I like to time the market irregardless of what the experts say…doc
How do you mean “All”? Which MA’s are you looking at? The only “hard buys” for lack of a more realistic way to say it, that I see, are on the DJIA, and the 10 month MA on the S&P. And here I use for reference only the simple timing systems previously discussed over the years on this forum.
I have stayed away from complicated things because they don’t seem to work any better and are still subject to whipsaws. Maybe not the same ones a 40 week MA would give you but a whipsaw is a whipsaw.
I follow all the moving averages looking at the 200 and 50 DMA. This includes AMEX, Russell and even the overseas exchanges. Whipsaws are always possible, but its better to lose a little on a whipsaw vs riding the market from the top all the way down to the bottom as so many do…doc
OH! Absolutely. That’s why I’m here hah hah. I’ve been doing it since some time in 2000 when I could no longer lie to myself about the stock stock market.
I went to cash in my pension plan in January 2022 and have been sitting on the side until Monday when I will jump back in. Back in the fall of 2007 (Nov I think) I went to cash and back into the market in early 2009. My friends all lost 40-50% (2008) in their pension plans because you can’t time the market. Conventional wisdom from average stock advisors at the major brokerages doesn’t seem to give anyone financial freedom. If they did we would have a forum where we would be sharing our different excellent advisors names and how they did for us performance wise. My own experience is that these average desk jockey joes aren’t wealthy, don’t have much of a portfolio and are just parroting what their bosses are telling them to push. My very humble 2 cents worth…doc
I use GTR’s NHNL signal. It does change too often for most folks. Has done well the last few years when it was needed. Luckily Robbie still has GTR updating soon after market closing so trading can be done in after hours. Greatly appreciated.

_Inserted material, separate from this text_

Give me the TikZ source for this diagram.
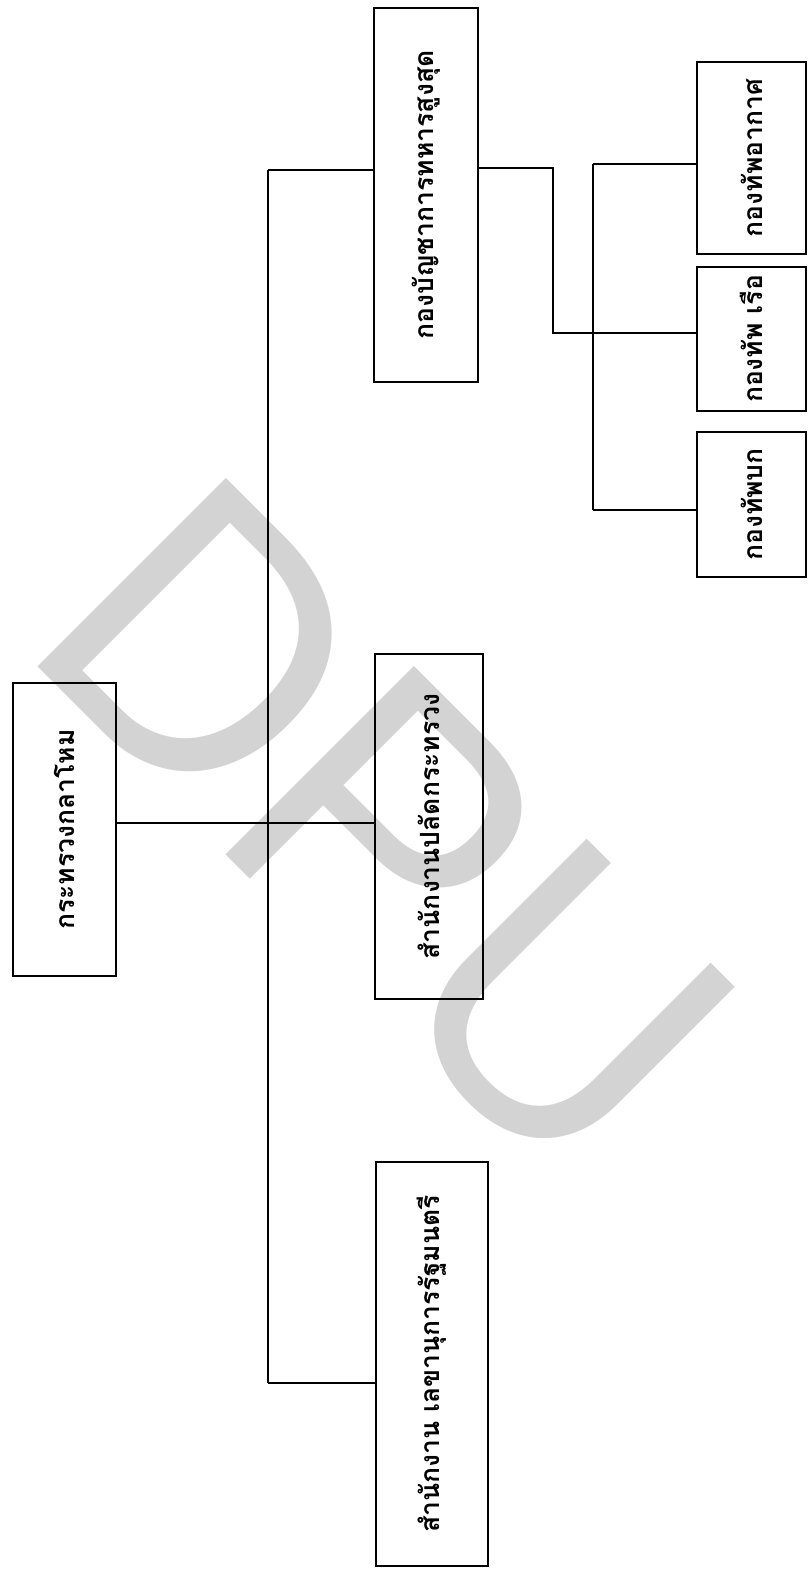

It’s so refreshing to have people posting and asking about MI and mechanical asset allocation signals that I will post the key ones in case you need them.
For what it’s worth, the S&P and Nasdaq are very close to getting back above their 33, 40 and 45-week moving averages. The EAFE index broke above its decisively in the last few weeks, so “Foreign Developed” has become investable again.
We’re definitely in a period that’s at risk of whipsaw due to interest rate decisions and reactions, and perception of recession risk and timing. But as MI-ers we don’t guess.
If you would like links to other MA or breadth signals, please ask.
There are many different variations of NHNL. Different moving averages, different sources of new high/new lows, ect. I like the GTR one by Robbie that can be run daily using the instructions lohill gives each week…
"Here are the recent Bear Catcher Combined signals as taken from GTR1 using GTR1 Helper 4.5. The complete set of signals may be found by running GTR1 with the BCC url: GTR1 Backtester
Launch the url, take the option for Detailed Report and check the box for Signal Values. Finally, click “Run Backtest” and then download the report.
Larry"
In the spreadsheet that I see daily after running this, when the current value in column D exceeds -0.4 then GTR’s version of NHNL will have turned positive. It is now -1.815. It may change soon and it is prone to whipsaws like other timing signals. This can be run daily. Lohill shows the results at week end of GTR’s NHNL as well as the other GTR signals. These are pretty good signals, but not great. I hope others will use GTR daily so Robbie will continue to see it is worth maintaining the GTR website.
I am sorry for such a naïve question, but just wanted to make sure I understood this right.
“In the spreadsheet that I see daily after running this, when the current value in column D exceeds -0.4 then GTR’s version of NHNL will have turned positive.”
when you say exceeds -0.4; Are you referring to in absolute value or in actual value?
For example, would -0.5 be considered a trigger? or would it be a -0.3?
Also, how does one decide when the reversal happens (from bullish to bearish)
Thanks so much for posting this. Again, sorry for this naïve question, but can you please let me know if I am right in the following assumptions:
For NH/NL, we need to see the blue line going above 0 - is that right?
So, since currently this is -64.27, we are moving towards zero but not yet there?
For the simple moving average, we need to see the blue line above the red line?
(which has not happened yet)
And for the 99D, we need to see the blue steps going up?
(pardon me, but this seems to be going down the whole year, even during the violent bear market rallies or have I completely failed to grasp this).
Again I have vey minimal knowledge on these and just trying to understand this if possible.
Thanks again for taking the time to post this.